The team can say it's happy it didn't commit to a long-term deal, but it's still losing him and getting nothing in return.
They are the smartest guys in the room and if you gave them a choice between losing money and losing a player, the members of the Wild brain trust would go for losing the player every time.
Thus, there might be a tinge of front office disappointment that the Wild will be losing the most dynamic player in franchise history and get nothing in return, but you can be assured that Doug Risebrough and his minions will spend much time congratulating themselves for not committing to a long-term contract for many millions to Marian Gaborik.
Risebrough and Co. have the advantage of being able to claim all their decisions are correct, and validate this by pointing to an ongoing sellout streak that dates to the first game played in Xcel Energy Center in the fall of 2000.

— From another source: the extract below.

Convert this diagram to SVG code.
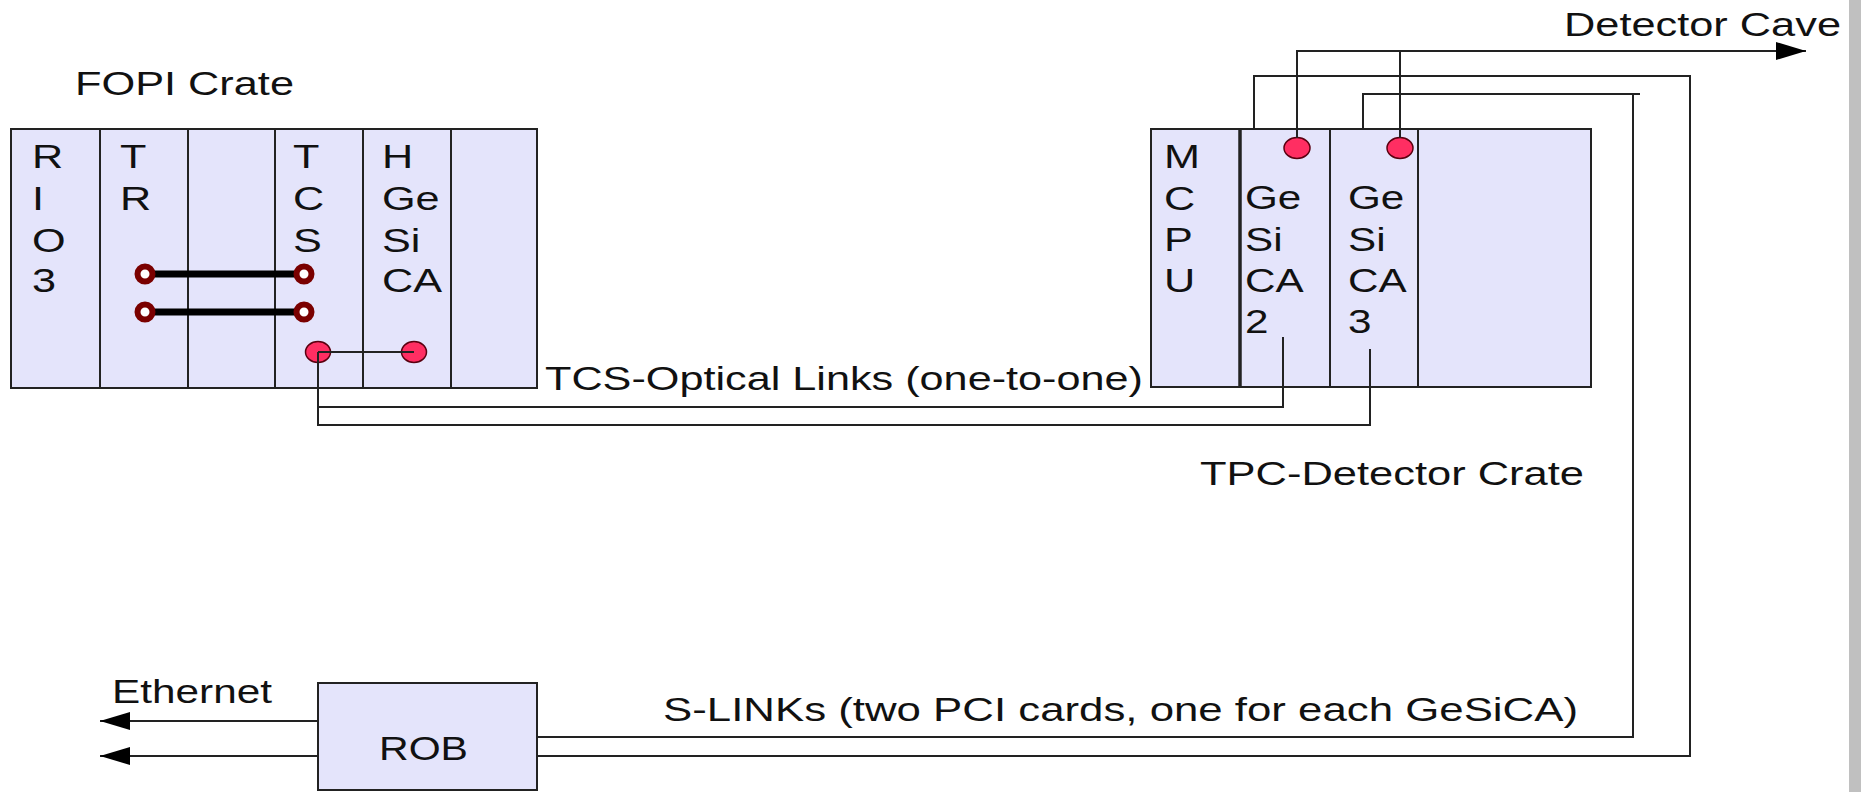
<svg xmlns="http://www.w3.org/2000/svg" width="1861" height="792" viewBox="0 0 1861 792">
<style>
.t{font-family:"Liberation Sans",Arial,sans-serif;font-size:33px;fill:#111}
.box{fill:#E4E4FB;stroke:#222;stroke-width:2}
.div{stroke:#222;stroke-width:2}
.ln{fill:none;stroke:#222;stroke-width:2}
.thick{stroke:#000;stroke-width:7}
.ring{fill:#fff;stroke:#7A0000;stroke-width:6}
.dot{fill:#FF2E62;stroke:#5A0010;stroke-width:1.5}
</style>
<defs>
<marker id="arr" viewBox="0 0 30 18" refX="30" refY="9" markerWidth="30" markerHeight="18" markerUnits="userSpaceOnUse" orient="auto">
<path d="M0,0 L30,9 L0,18 z" fill="#000"/>
</marker>
</defs>
<rect width="1861" height="792" fill="#fff"/>
<rect x="1849" y="0" width="12" height="792" fill="#C0C0C0"/>

<g id="fopi-crate">
<text class="t" x="75" y="95" textLength="219" lengthAdjust="spacingAndGlyphs">FOPI Crate</text>
<rect class="box" x="11" y="129" width="526" height="259"/>
<line class="div" x1="100" y1="129" x2="100" y2="388"/>
<line class="div" x1="188" y1="129" x2="188" y2="388"/>
<line class="div" x1="275" y1="129" x2="275" y2="388"/>
<line class="div" x1="363" y1="129" x2="363" y2="388"/>
<line class="div" x1="451" y1="129" x2="451" y2="388"/>
<text class="t" transform="translate(32,0) scale(1.31,1)"><tspan x="0" y="168">R</tspan><tspan x="0" y="210">I</tspan><tspan x="0" y="252">O</tspan><tspan x="0" y="292">3</tspan></text>
<text class="t" transform="translate(120,0) scale(1.31,1)"><tspan x="0" y="168">T</tspan><tspan x="0" y="210">R</tspan></text>
<text class="t" transform="translate(293,0) scale(1.31,1)"><tspan x="0" y="168">T</tspan><tspan x="0" y="210">C</tspan><tspan x="0" y="252">S</tspan></text>
<text class="t" transform="translate(382,0) scale(1.31,1)"><tspan x="0" y="168">H</tspan><tspan x="0" y="210">Ge</tspan><tspan x="0" y="252">Si</tspan><tspan x="0" y="292">CA</tspan></text>
<line class="thick" x1="145" y1="274" x2="304" y2="274"/>
<line class="thick" x1="145" y1="312" x2="304" y2="312"/>
<circle class="ring" cx="145" cy="274" r="7.5"/>
<circle class="ring" cx="304" cy="274" r="7.5"/>
<circle class="ring" cx="145" cy="312" r="7.5"/>
<circle class="ring" cx="304" cy="312" r="7.5"/>
<ellipse class="dot" cx="318" cy="352" rx="12.5" ry="10.5"/>
<ellipse class="dot" cx="414" cy="352" rx="12.5" ry="10.5"/>
</g>

<g id="tpc-crate">
<rect class="box" x="1151" y="129" width="440" height="258"/>
<line class="div" x1="1240" y1="129" x2="1240" y2="387" style="stroke-width:3.5"/>
<line class="div" x1="1330" y1="129" x2="1330" y2="387"/>
<line class="div" x1="1418" y1="129" x2="1418" y2="387"/>
<text class="t" transform="translate(1164,0) scale(1.31,1)"><tspan x="0" y="168">M</tspan><tspan x="0" y="210">C</tspan><tspan x="0" y="251">P</tspan><tspan x="0" y="292">U</tspan></text>
<text class="t" transform="translate(1245,0) scale(1.28,1)"><tspan x="0" y="209">Ge</tspan><tspan x="0" y="251">Si</tspan><tspan x="0" y="292">CA</tspan><tspan x="0" y="333">2</tspan></text>
<text class="t" transform="translate(1348,0) scale(1.28,1)"><tspan x="0" y="209">Ge</tspan><tspan x="0" y="251">Si</tspan><tspan x="0" y="292">CA</tspan><tspan x="0" y="333">3</tspan></text>
<ellipse class="dot" cx="1297" cy="148" rx="13" ry="10.5"/>
<ellipse class="dot" cx="1400" cy="148" rx="13" ry="10.5"/>
<text class="t" x="1200" y="485" textLength="384" lengthAdjust="spacingAndGlyphs">TPC-Detector Crate</text>
</g>

<g id="rob">
<rect class="box" x="318" y="683" width="219" height="107"/>
<text class="t" x="379" y="760" textLength="89" lengthAdjust="spacingAndGlyphs">ROB</text>
</g>

<g id="connectors">
<path class="ln" d="M1297,138 V51 H1806" marker-end="url(#arr)"/>
<path class="ln" d="M1400,138 V51"/>
<path class="ln" d="M1254,129 V76 H1690 V756 H537"/>
<path class="ln" d="M1363,129 V94 H1640"/>
<path class="ln" d="M1633,94 V737 H537"/>
<path class="ln" d="M318,352 V425 H1370 V349"/>
<path class="ln" d="M318,407 H1283 V337"/>
<path class="ln" d="M318,352 H414"/>
<path class="ln" d="M318,721 H100" marker-end="url(#arr)"/>
<path class="ln" d="M318,756 H100" marker-end="url(#arr)"/>
</g>

<g id="labels">
<text class="t" x="1564" y="36" textLength="277" lengthAdjust="spacingAndGlyphs">Detector Cave</text>
<text class="t" x="545" y="390" textLength="598" lengthAdjust="spacingAndGlyphs">TCS-Optical Links (one-to-one)</text>
<text class="t" x="663" y="721" textLength="915" lengthAdjust="spacingAndGlyphs">S-LINKs (two PCI cards, one for each GeSiCA)</text>
<text class="t" x="112" y="703" textLength="160" lengthAdjust="spacingAndGlyphs">Ethernet</text>
</g>
</svg>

Last summer, they were correct not to give Brian Rolston a fourth year in a contract extension, since Risebrough knew that in today's NHL moving the puck from the back line was more vital to scoring goals than veteran forwards with a track record for production.
They also were correct not to trade Gaborik coming off his healthy, high-scoring 2007-08 season in September. That way, the Wild could trade Gaborik near the March 4 deadline for a package of young, inexpensive talent and draft choices to a Stanley Cup contender.
The smartest guys in the room were right on these matters, and have 18,568 nightly ticket buyers to prove it, and that makes them right even when they are wrong.
On Friday, it became official that Gaborik will undergo hip surgery and not return until mid-March, at the earliest. This caused an emergency meeting of the Turkey Committee, which decided not to rescind the Turkey of the Year award presented to Gaborik this past Thanksgiving.
That said, Gaborik now comes out of this looking more reasonable than does Risebrough. The Wild boss wanted Gaborik to keep skating and try to return to the lineup, even after the free agent-to-be was told by his Colorado specialist that there was a "hip deficiency'' that would require surgery to repair.
There was a heated exchange when Risebrough was informed by Gaborik that he planned to have surgery. Risebrough made it known during a Friday conference call that he didn't approve of the decision.
Asked if he would have preferred Gaborik to attempt a return to the lineup, Risebrough said: "I'm disappointed that he won't be here with us for this point in the season. But this is the choice that Marian has made. So I have no other comment.''
And you over there, Tom Lynn, give Doug a "harrumph.'' And you, Chris Snow, give Doug a "harrumph.'' And you, the Cult of 18,000, give Doug your "harrumph.''
The humorous part of Risebrough's media call Friday was the persistence with which he kept saying Gaborik would be back in the lineup in 10 weeks.
The surgery is Monday and the actual medical outlook for Gaborik's return is 10 to 14 weeks. There are two very good reasons to anticipate the longer time frame:
One, there's now obvious acrimony between Gaborik and Risebrough; and two, Gaborik's history as a slow healer.
The best bet today is Gaborik has played his last game for the Wild. He'll hit the market this summer with two surgically repaired hips, sign a one-year contract with a contending team -- such as Marian Hossa did with Detroit -- and re-establish himself as a star.
The Wild? Lemaire will get his lads to play even more defense and keep his team on the cusp of playoff contention over the next two months. Then, as the March 4 trade deadline approaches and other teams yield prospects for reinforcements, Risebrough will strike.
A year ago, the acquisition was Chris Simon, a misunderstood gentleman now trying to start World War III in the Russian league. The prediction here is that this is the move Risebrough has on his hip, so to speak:
He's going to bring in at the cost of nothing another misunderstood chap -- Sean Avery.
Go for it, Doug. Harrumph, harrumph.